Mehdi Hashemi, a cleric and a senior official in the Revolutionary Guard was another example of this notorious process of forced confession. After eight months from his arrest, Hashemi produced a taped confession aired on National Television and headlined in newspapers as “I am manifest proof of deviation”. Soon after his confession Hashemi was found guilty by a special clerical court on charges of treason, sedition, murder and related charges. Hashemi was executed even before his guilty verdict was announced.

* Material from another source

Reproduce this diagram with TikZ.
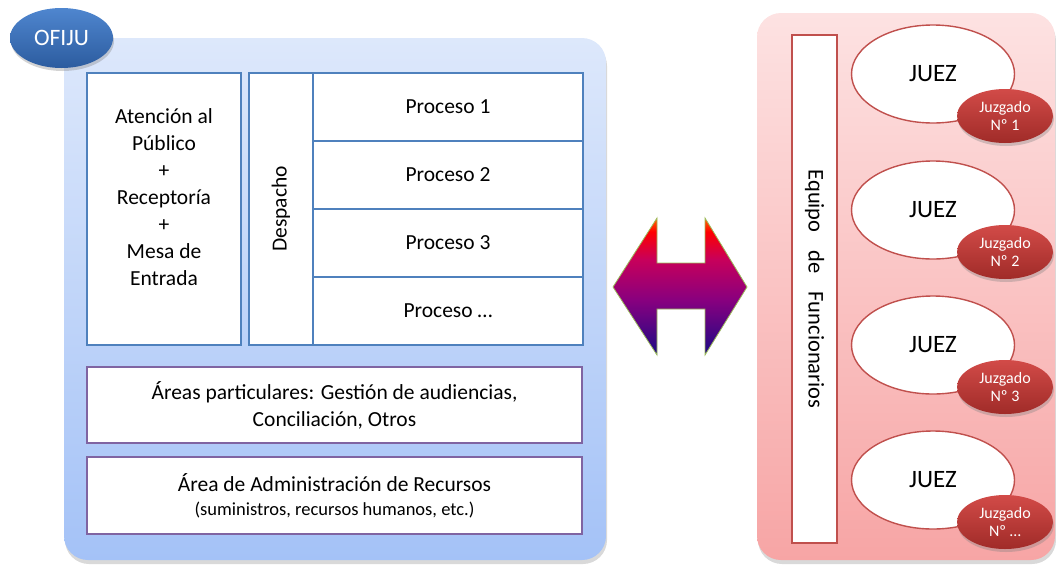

These above examples were among hundreds of people who were forced to confess during the last thirty years in Iran. This routine practice of the regime is an attempt to bring about necessary benefits:

a) People who confess are easily eliminated because of their crimes and no longer able to endanger the regime.
b) The whole process is a clear demonstration of the power and strength of the regime to eradicate any possible threat.
c) People who may support the suspects are terrorized by the charade and would no longer follow their way.
d) These forced confessions are meant to divert the attention of people from the real obstacles faced by the regime.
e) The most important aim is to run a smear campaign against more prominent comrades of the people who confess. This method in fact enables the government to implicate its high rank political rivals at any given time and in consequence prepare the ground to marginalize or even eliminate them for good.

Last week, 100 people including former Vice President (Mohammad Ali Abtahi), former Deputy Speaker of the Parliament (Behzad Nabavi) and former Deputy Foreign Minster (Mohsen Aminzadeh) were taken to the court in Tehran. The charges included rioting, vandalism and acting against national security. The former Vice President, who could hardly be recognized because of 3 stone weight lost during a month, accepted the charge of treason and told the court that his earlier claims of fraud about the 12th of June election were completely unfounded.

The defendants in their dictated testimonies were trying to blame the main challenger Mir Hossein Mousavi and former presidents Khatami and Rafsanjani for directing the mass demonstrations after the election results. They told the court about their premeditated secret plan to carry out a velvet revolution in Iran following the pattern in former Soviet Union Republics. Some of the pro-government senior conservatives have already asked the prosecutor to act swiftly against those who are directing the protests behind the scene. As unprecedented as these events seem, this is crucial for the survival of Ahmadinejad’s government to put an end to this already over long demonstrations and protest at all costs.

These events raise huge questions in people’s minds:

a) Do these engineers of human souls with their Stalinism’s style ever think about their own destiny while they are becoming overly strict authoritarian?
b) Our country is changing and because we should be part of it, do not we have every right to condemn the perpetrators of these shameful events and demand nothing more than justice?
c) How can we ever be able to restore what we have lost?

In memory of those who have been martyred.